補助員「いや、新会社の顧問料は8ガケで、と思ってました。手間もそんな、倍だなんて」

「もういい。実はセカンドオピニオンでこちらもいろいろ検討しました。代表をここへ呼んで下さい。あなたでは話にならない。」

 

その後、代表は「補助員の焼き回し」。同じように詰め寄ると、ただ、ペコペコと空疎な謝罪を述べるばかり。

めでたく解除です。即時解除の違約金条項もご丁寧にあったが、債務不履行解除を申しつけました。脱税指南は債務不履行ですし、こんな感じでは「信頼関係破壊」で委任契約の解除やむなしでしょう。違約金払えというなら訴えを起こすつもりでした。

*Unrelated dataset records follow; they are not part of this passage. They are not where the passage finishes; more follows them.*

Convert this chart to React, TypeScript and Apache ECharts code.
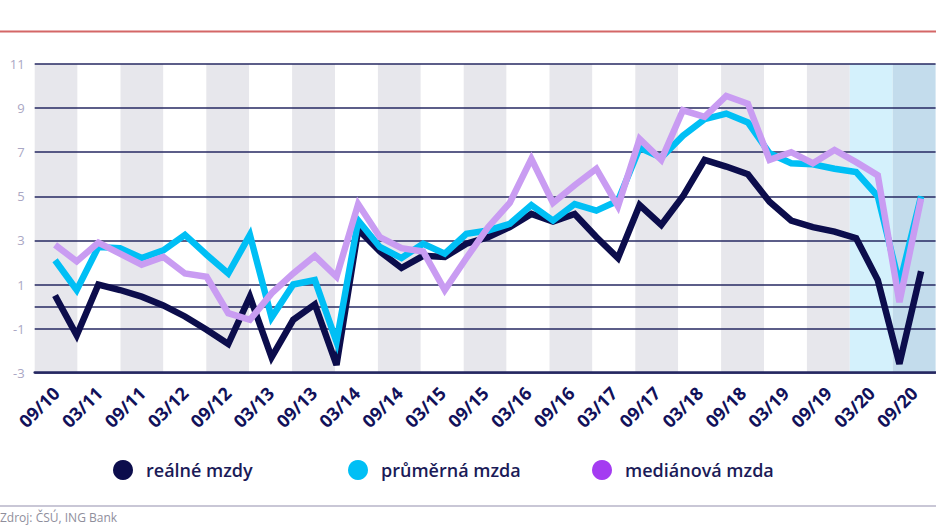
import React, { useEffect, useRef } from "react";
import * as echarts from "echarts";

// Tick labels (one every second quarter, 09/10 .. 09/20)
const tickLabels = [
  "09/10", "03/11", "09/11", "03/12", "09/12", "03/13", "09/13", "03/14",
  "09/14", "03/15", "09/15", "03/16", "09/16", "03/17", "09/17", "03/18",
  "09/18", "03/19", "09/19", "03/20", "09/20",
];

// Quarterly values, Q3 2010 .. Q3 2020 (41 quarters), y/y %
const realWages = [
  0.5, -1.3, 1.0, 0.75, 0.45, 0.05, -0.45, -1.05, -1.7, 0.45, -2.3,
  -0.6, 0.1, -2.65, 3.5, 2.5, 1.75, 2.3, 2.25, 2.85, 3.15, 3.6,
  4.2, 3.85, 4.2, 3.15, 2.2, 4.6, 3.7, 5.0, 6.65, 6.35, 6.0,
  4.75, 3.9, 3.6, 3.4, 3.1, 1.2, -2.6, 1.6,
];
const avgWage = [
  2.1, 0.75, 2.7, 2.65, 2.2, 2.55, 3.25, 2.35, 1.5, 3.25, -0.5,
  1.0, 1.2, -1.6, 3.9, 2.7, 2.2, 2.85, 2.4, 3.3, 3.45, 3.75,
  4.6, 3.9, 4.65, 4.35, 4.8, 7.2, 6.75, 7.75, 8.5, 8.75, 8.35,
  6.95, 6.5, 6.45, 6.25, 6.1, 5.0, 1.0, 5.0,
];
const medianWage = [
  2.8, 2.05, 2.9, 2.4, 1.9, 2.25, 1.5, 1.35, -0.3, -0.6, 0.6,
  1.5, 2.3, 1.35, 4.65, 3.15, 2.65, 2.5, 0.75, 2.2, 3.6, 4.7,
  6.7, 4.7, 5.5, 6.25, 4.55, 7.6, 6.65, 8.9, 8.6, 9.55, 9.2,
  6.65, 7.0, 6.5, 7.1, 6.55, 5.95, 0.2, 4.9,
];

const seriesNames = ["reálné mzdy", "průměrná mzda", "mediánová mzda"];
const lineColors = ["#0c0d4c", "#00bff5", "#c99cf2"];
const legendColors = ["#0c0d4c", "#00bff5", "#a43cf1"];
const legendLefts = [108, 343, 587];

const NAVY = "#262962";

export default function App() {
  const ref = useRef<HTMLDivElement>(null);

  useEffect(() => {
    if (!ref.current) return;
    const chart = echarts.init(ref.current, undefined, { renderer: "svg" });

    const bandColors = tickLabels.map((_, i) =>
      i === tickLabels.length - 2
        ? "#d4f1fc"
        : i === tickLabels.length - 1
        ? "#c3dcec"
        : i % 2 === 0
        ? "#e7e7ec"
        : "#ffffff"
    );

    const seriesData = [realWages, avgWage, medianWage];

    const option: any = {
      animation: false,
      grid: { left: 34.7, right: 0.4, top: 64, bottom: 153.3, containLabel: false },
      xAxis: [
        { type: "value", min: -0.94, max: 40.67, show: false },
        {
          type: "category",
          data: tickLabels,
          boundaryGap: true,
          position: "bottom",
          z: 0,
          axisLine: { show: true, onZero: false, lineStyle: { color: NAVY, width: 2.5 } },
          axisTick: { show: false, interval: 0 },
          axisLabel: {
            interval: 0,
            rotate: 45,
            margin: 17,
            color: "#11115a",
            fontSize: 18,
            fontWeight: 700,
            fontFamily: "Open Sans",
          },
          splitLine: { show: false },
          splitArea: { show: true, interval: 0, areaStyle: { color: bandColors } },
        },
      ],
      yAxis: {
        type: "value",
        min: -3,
        max: 11,
        interval: 2,
        z: 1,
        axisLine: { show: false },
        axisTick: { show: false },
        axisLabel: { margin: 10, color: "#aaa7c4", fontSize: 13, fontFamily: "Open Sans" },
        splitLine: { show: true, lineStyle: { color: NAVY, width: 1.5 } },
      },
      legend: seriesNames.map((n, i) => ({
        left: legendLefts[i],
        top: 455,
        icon: "circle",
        itemWidth: 36,
        itemHeight: 20,
        itemStyle: { borderWidth: 0 },
        textStyle: { fontSize: 18, color: "#1b1b58", fontWeight: 600, fontFamily: "Open Sans" },
        data: [{ name: n, itemStyle: { color: legendColors[i] } }],
      })),
      series: [
        {
          type: "line",
          name: "zero",
          xAxisIndex: 0,
          data: [],
          silent: true,
          markLine: {
            z: 1,
            silent: true,
            symbol: "none",
            label: { show: false },
            lineStyle: { color: NAVY, width: 1.5, type: "solid" },
            data: [{ yAxis: 0 }],
          },
        },
        ...seriesNames.map((name, s) => ({
          type: "line",
          name,
          xAxisIndex: 0,
          data: seriesData[s].map((v, i) => [i, v]),
          showSymbol: false,
          symbol: "none",
          z: 2 + s,
          itemStyle: { color: legendColors[s] },
          lineStyle: { width: 6.5, color: lineColors[s], join: "miter", miterLimit: 4 },
        })),
      ],
      graphic: [
        {
          type: "line",
          shape: { x1: 0, y1: 31.5, x2: 936, y2: 31.5 },
          style: { stroke: "#d46767", lineWidth: 2 },
        },
        {
          type: "line",
          shape: { x1: 0, y1: 506, x2: 936, y2: 506 },
          style: { stroke: "#b7b5c9", lineWidth: 1.5 },
        },
        {
          type: "text",
          x: 0,
          y: 511,
          style: {
            text: "Zdroj: ČSÚ, ING Bank",
            fill: "#8f8e9c",
            fontSize: 12,
            fontFamily: "Open Sans",
            verticalAlign: "top",
          },
        },
      ],
    };

    chart.setOption(option);
    return () => chart.dispose();
  }, []);

  return (
    <div
      ref={ref}
      style={{ position: "absolute", left: 0, top: 0, width: 936, height: 526 }}
    />
  );
}
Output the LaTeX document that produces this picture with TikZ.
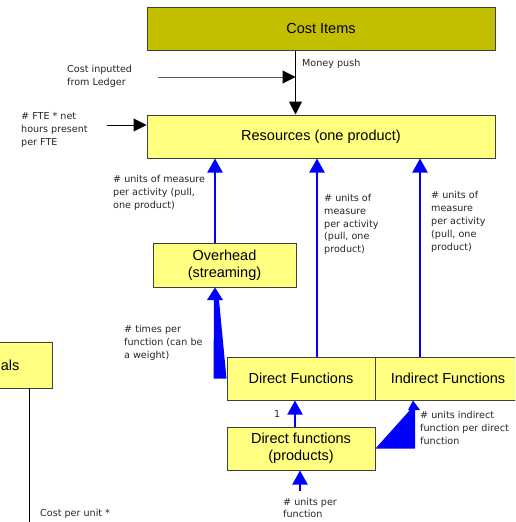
\documentclass[tikz,border=0pt]{standalone}
\usepackage{fontspec}
\setmainfont{Liberation Sans}
\newfontfamily\lblfont{DejaVu Sans}
\usetikzlibrary{arrows.meta,calc}
\definecolor{boxyellow}{RGB}{255,255,128}
\definecolor{costolive}{RGB}{196,190,0}
\definecolor{boxline}{RGB}{64,64,64}
\definecolor{pullblue}{RGB}{0,0,255}
\tikzset{
  box/.style={draw=boxline, line width=1pt, fill=boxyellow, minimum height=43pt,
    inner sep=0pt, align=center, font=\fontsize{14.5}{17}\selectfont},
  lbl/.style={anchor=north west, inner sep=0pt, align=left,
    font=\lblfont\fontsize{9.6}{12.8}\selectfont, text=black!85},
  pushline/.style={line width=1pt, -{Triangle[width=13pt,length=13pt,color=black]}},
  pullline/.style={draw=pullblue, line width=2pt, -{Triangle[width=15pt,length=14pt]}}
}
\begin{document}
\begin{tikzpicture}[x=1pt,y=-1pt]
\useasboundingbox (0,0) rectangle (515,522);
\clip (0,0) rectangle (515,522);
\fill[white] (0,0) rectangle (515,522);

% boxes
\node[box, fill=costolive, minimum width=348pt] (cost) at (321,28.5) {Cost Items};
\node[box, minimum width=348pt] (res) at (321,136.5) {Resources (one product)};
\node[box, minimum width=143pt, minimum height=44pt] (ov) at (224.5,265) {Overhead\\(streaming)};
\node[box, minimum width=148pt] (df) at (301,378.5) {Direct Functions};
\node[box, minimum width=146pt] (if) at (448,378.5) {Indirect Functions};
\node[box, minimum width=148pt] (dfp) at (301,448.5) {Direct functions\\(products)};
\draw[boxline, line width=1pt, fill=boxyellow] (-5,342) rectangle (52,388);
\node[anchor=east, inner sep=0pt, font=\fontsize{14.5}{17}\selectfont] (mat) at (19.5,365) {als};

% black push arrows
\coordinate (mp) at (295.5,77);
\coordinate (ledger) at (158,77);
\coordinate (fte) at (107,125);
\draw[pushline] (cost.south -| mp) -- (res.north -| mp);
\draw[pushline, draw=black!65] (ledger) -- (mp);
\draw[pushline] (fte) -- (fte -| res.west);

% left vertical line
\coordinate (matdown) at (29,530);
\draw[line width=1pt] (matdown |- 0,388) -- (matdown);

% blue pull arrows
\draw[pullline] (ov.north -| 215,0) -- (res.south -| 215,0);
\draw[pullline] (df.north -| 317,0) -- (res.south -| 317,0);
\draw[pullline] (if.north -| 420,0) -- (res.south -| 420,0);
\draw[pullline] (dfp.north -| 295,0) -- (df.south -| 295,0);
\coordinate (unitsin) at (300,491);
\draw[pullline] (unitsin) -- (dfp.south -| unitsin);

% wedge from Direct Functions to Overhead
\fill[pullblue] ($(df.west)+(-13,0)$) -- (214,300) -- (207,300) -- (ov.south -| 215,0)
  -- (223,300) -- (219,300) -- (df.west) -- cycle;
% wedge from Direct functions (products) to Indirect Functions
\fill[pullblue] (dfp.east) -- (410,410) -- (408,410) -- (if.south -| 413,0)
  -- (420,410) -- (415,410) -- (415,448.5) -- cycle;

% labels
\node[lbl] (l1) at (67,65.5) {Cost inputted\\from Ledger};
\node[lbl] (l2) at (302,59) {Money push};
\node[lbl] (l3) at (21,112.5) {\# FTE * net\\hours present\\per FTE};
\node[lbl] (l4) at (113,175) {\# units of measure\\per activity (pull,\\one product)};
\node[lbl] (l5) at (324,194) {\# units of\\measure\\per activity\\(pull, one\\product)};
\node[lbl] (l6) at (431,191.5) {\# units of\\measure\\per activity\\(pull, one\\product)};
\node[lbl] (l7) at (124,325.5) {\# times per\\function (can be\\a weight)};
\node[lbl] (l8) at (274,410) {1};
\node[lbl] (l9) at (420,411.5) {\# units indirect\\function per direct\\function};
\node[lbl] (l10) at (283,497.5) {\# units per\\function};
\node[lbl] (l11) at (40,508.5) {Cost per unit *};
\end{tikzpicture}
\end{document}
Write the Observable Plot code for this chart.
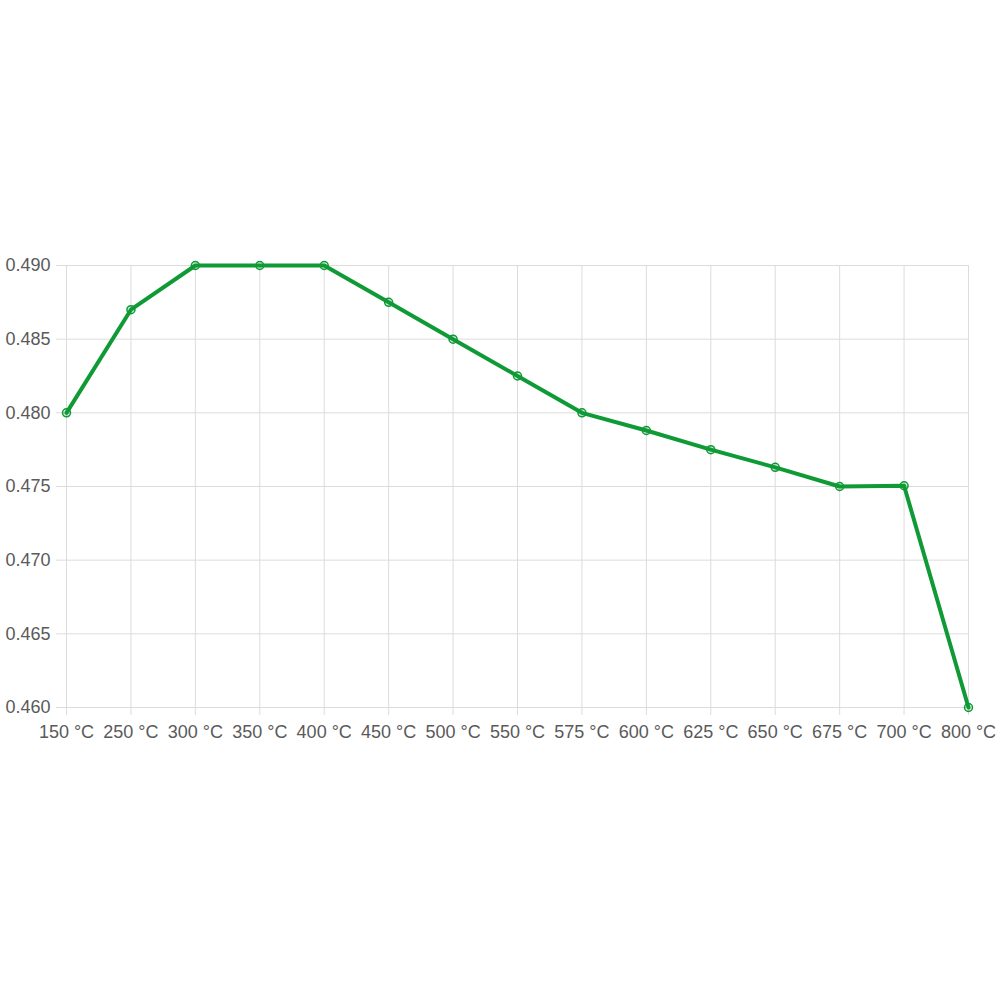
<!DOCTYPE html>
<html><head><meta charset="utf-8">
<script src="https://cdn.jsdelivr.net/npm/d3@7"></script>
<script src="https://cdn.jsdelivr.net/npm/@observablehq/plot@0.6"></script>
<style>body{margin:0;background:#fff;} svg{display:block;overflow:visible;}</style>
</head><body><div id="chart"></div>
<script>
const categories = ["150 °C","250 °C","300 °C","350 °C","400 °C","450 °C","500 °C","550 °C","575 °C","600 °C","625 °C","650 °C","675 °C","700 °C","800 °C"];
const values = [0.480,0.487,0.490,0.490,0.490,0.4875,0.485,0.4825,0.480,0.4788,0.4775,0.4763,0.4750,0.47505,0.460];
const yTicks = [0.460,0.465,0.470,0.475,0.480,0.485,0.490];
const data = categories.map((c,i)=>({cat:c, v:values[i]}));
const green = "#0f9a36";
const grid = "#dcdcdc";
const chart = Plot.plot({
  width: 1000, height: 1000,
  marginTop: 265, marginBottom: 293, marginLeft: 66, marginRight: 32,
  style: {fontFamily: "'Liberation Sans', Arial, sans-serif", fontSize: "18px", color: "#5a5a5a", background: "#fff", overflow: "visible"},
  x: {type: "point", domain: categories, padding: 0, round: false, label: null},
  y: {domain: [0.460, 0.490], label: null},
  marks: [
    Plot.ruleX(categories, {x: d=>d, y1: 0.460, y2: 0.490, stroke: grid, strokeWidth: 1}),
    Plot.ruleY(yTicks, {y: d=>d, stroke: grid, strokeWidth: 1}),
    Plot.axisX({ticks: categories, tickSize: 8, tickPadding: 10, stroke: grid, strokeOpacity: 1, fill: "#5a5a5a", fontSize: 18}),
    Plot.axisY({ticks: yTicks, tickSize: 10, tickPadding: 6, tickFormat: d=>d.toFixed(3), stroke: grid, strokeOpacity: 1, fill: "#5a5a5a", fontSize: 18}),
    Plot.line(data, {x: "cat", y: "v", stroke: green, strokeWidth: 4, curve: "linear"}),
    Plot.dot(data, {x: "cat", y: "v", r: 4, stroke: green, strokeWidth: 1.5, fill: green, fillOpacity: 0.2})
  ]
});
document.getElementById("chart").appendChild(chart);
</script></body></html>
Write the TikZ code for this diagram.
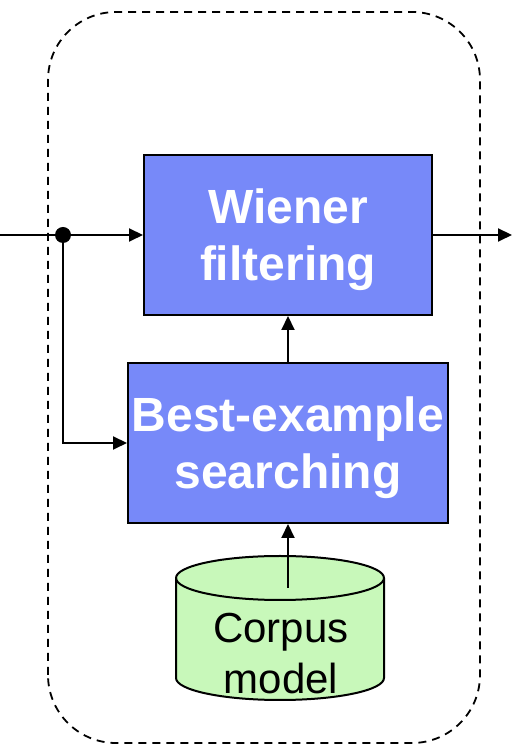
\documentclass[tikz,border=0pt]{standalone}
\usepackage{fontspec}
\setmainfont{Liberation Sans}
\usetikzlibrary{arrows.meta}
\definecolor{blockblue}{RGB}{119,137,249}
\definecolor{corpusgreen}{RGB}{200,248,186}
\newcommand{\toplift}{\rule{0pt}{45pt}}
\tikzset{
  block/.style={draw=black, line width=2pt, fill=blockblue, text=white,
    font=\fontsize{48}{57}\selectfont\bfseries, align=center, inner sep=0pt},
  link/.style={line width=2pt, -{Triangle[length=14pt,width=13pt]}},
  plain/.style={line width=2pt},
}
\begin{document}
\begin{tikzpicture}[x=1pt,y=1pt]
  \useasboundingbox (0,0) rectangle (512,746);
  % dashed frame around the enhancement stage
  \draw[line width=1.8pt, dash pattern=on 8pt off 6pt, rounded corners=68pt]
    (48,3) rectangle (480,734);

  % processing blocks
  \node[block, minimum width=288pt, minimum height=160pt] (wiener) at (288,511) {\toplift Wiener\\filtering};
  \node[block, minimum width=320pt, minimum height=160pt] (best) at (288,303) {\toplift Best-example\\searching};

  % corpus model drawn as a cylinder
  \draw[line width=2pt, fill=corpusgreen]
    (176,168) -- (176,68) arc[start angle=180, end angle=360, x radius=104, y radius=22]
    -- (384,168) arc[start angle=0, end angle=180, x radius=104, y radius=22] -- cycle;
  \draw[line width=2pt] (176,168) arc[start angle=180, end angle=360, x radius=104, y radius=22];
  \node[font=\fontsize{42}{51}\selectfont, align=center, inner sep=0pt] (corpus) at (281,92) {Corpus\\model};
  \coordinate (corpusout) at (288,158);

  % signal path
  \coordinate (in) at (0,511);
  \coordinate (out) at (512,511);
  \coordinate (split) at (63,511);
  \coordinate (turn) at (63,303);
  \draw[plain] (in) -- (split);
  \draw[link] (split) -- (wiener.west);
  \draw[link] (wiener.east) -- (out);
  \draw[link] (split) -- (turn) -- (best.west);
  \draw[link] (best.north) -- (wiener.south);
  \draw[link] (corpusout) -- (best.south);
  \fill (split) circle[radius=8pt];
\end{tikzpicture}
\end{document}
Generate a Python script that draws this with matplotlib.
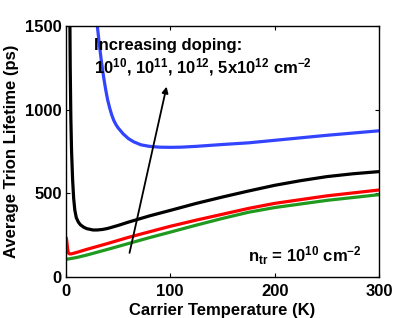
import matplotlib
matplotlib.use("Agg")
import matplotlib.pyplot as plt

plt.rcParams["font.family"] = ["Liberation Sans", "DejaVu Sans"]
plt.rcParams["font.weight"] = "bold"
plt.rcParams["mathtext.fontset"] = "custom"
plt.rcParams["mathtext.rm"] = "Liberation Sans:bold"
plt.rcParams["mathtext.bf"] = "Liberation Sans:bold"
plt.rcParams["mathtext.it"] = "Liberation Sans:bold"
plt.rcParams["mathtext.default"] = "bf"

# doping 5x10^12 (blue)
t_blue = [30, 32, 34, 36, 38, 40, 42, 44, 46, 48, 50, 55, 60, 65, 72, 80, 90, 100, 110,
          125, 150, 175, 200, 250, 300]
tau_blue = [1510, 1395, 1292, 1203, 1126, 1060, 1010, 968, 935, 911, 892, 855, 827, 808,
            790, 781, 776, 775, 776, 781, 792, 802, 817, 847, 874]
# doping 10^12 (black)
t_black = [3.8, 4.2, 4.8, 5.5, 6.5, 7.5, 8.6, 10, 12, 14, 17, 20, 26, 30, 35, 40, 50, 60,
           80, 100, 125, 150, 175, 200, 225, 250, 275, 300]
tau_black = [1600, 1250, 950, 750, 580, 470, 400, 355, 328, 312, 298, 289, 281, 281, 284,
             290, 308, 328, 365, 398, 440, 478, 514, 548, 576, 600, 617, 630]
# doping 10^11 (red)
t_red = [0, 0.5, 1, 1.5, 2, 2.5, 3.5, 5, 7, 10, 20, 40, 60, 80, 100, 125, 150, 175, 200,
         250, 300]
tau_red = [237, 232, 210, 180, 155, 143, 138, 138, 141, 146, 165, 200, 237, 270, 303,
           340, 375, 410, 440, 485, 520]
# doping 10^10 (green)
t_green = [0, 10, 20, 40, 60, 80, 100, 125, 150, 175, 200, 250, 300]
tau_green = [105, 116, 131, 165, 200, 235, 268, 310, 350, 387, 415, 458, 492]

fig = plt.figure(figsize=(3.99, 3.18), dpi=100)
ax = fig.add_axes([0.165, 0.129, 0.785, 0.789])

ax.plot(t_green, tau_green, color="#1f9a1f", lw=2.3)
ax.plot(t_red, tau_red, color="#ff0000", lw=2.3)
ax.plot(t_black, tau_black, color="black", lw=2.3)
ax.plot(t_blue, tau_blue, color="#3344ff", lw=2.3)

ax.annotate("", xy=(96.5, 1138), xytext=(61, 144),
            arrowprops=dict(arrowstyle="-|>", color="black", lw=1.3,
                            mutation_scale=9, shrinkA=0, shrinkB=0))

fs = 12
ax.text(0.089, 0.924, "Increasing doping:", transform=ax.transAxes,
        fontsize=fs, fontweight="bold", va="center", ha="left")
ax.text(0.089, 0.835, r"10$^{10}$, 10$^{11}$, 10$^{12}$, 5x10$^{12}$ cm$^{-2}$",
        transform=ax.transAxes, fontsize=fs, fontweight="bold", va="center", ha="left")
ax.text(0.945, 0.06, r"n$_{\mathrm{tr}}$ = 10$^{10}$ cm$^{-2}$", transform=ax.transAxes,
        fontsize=fs, fontweight="bold", va="baseline", ha="right")

ax.set_xlim(0, 300)
ax.set_ylim(0, 1500)
ax.set_xticks([0, 100, 200, 300])
ax.set_yticks([0, 500, 1000, 1500])
ax.tick_params(direction="in", top=True, right=True, labelsize=fs, length=3, width=0.8)
ax.tick_params(axis="x", pad=5)
ax.tick_params(axis="y", pad=3)
for lab in ax.get_xticklabels() + ax.get_yticklabels():
    lab.set_fontweight("bold")
ax.set_xlabel("Carrier Temperature (K)", fontsize=fs, fontweight="bold", labelpad=3)
ax.set_ylabel("Average Trion Lifetime (ps)", fontsize=fs, fontweight="bold", labelpad=4)
for s in ax.spines.values():
    s.set_linewidth(1.0)

fig.savefig("out.png", dpi=100)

その後、現顧問と契約し、帳簿の見直しに着手してもらいました。出るわ出るわのミス連発(社保料の変化をスルーして(ちゃんと資料は添付している)、前年のコピペだったり、購入した物件価格の情報を1桁!間違っていたり源泉徴収簿に転記ミスがあったり、なんにもチェックしていない。税理士は印鑑押しただけ。把握すらしていない)。顧問料全額の返還請求もできました(訴えるつもりで準備していましたが、和解を申し出てきました。訴訟にでもなって、税調入ったら、税理士としても終わる、と思ったのでしょうか)。

税理士も多種多様。しかし、本気で会社を育てようと思うなら、なくてはならないパートナー。「払うべきものはきちんと払うべき」で、上手に法制度をアップデートし、制度上適法な節税に明るい税理士(探せばいるものですよ!)、税理士選びは本当に重要です(至極当然の結論)。そして、何より、会社の肝心要は、経理の正確さと効率化です。ここに顧問の意義がある。節税は二の次なのです。

しかし、この至極当然さは、どれだけ浸透しているのだろう。と数ある広告を見て、感じたのでした。

現顧問は、ITにも大変明るく、めでたくクラウド会計デビュー。経理作業が10分の1になりました。おかげで本業に注力する時間が割けるようになり、会社は成長しています。

もし、いい税理士をおさがしでしたら、ご紹介しますよ。仲介手数料なんて取りません(笑)。現顧問には大変お世話になっているので、恩返し。

あれから、1年半。いい勉強でした。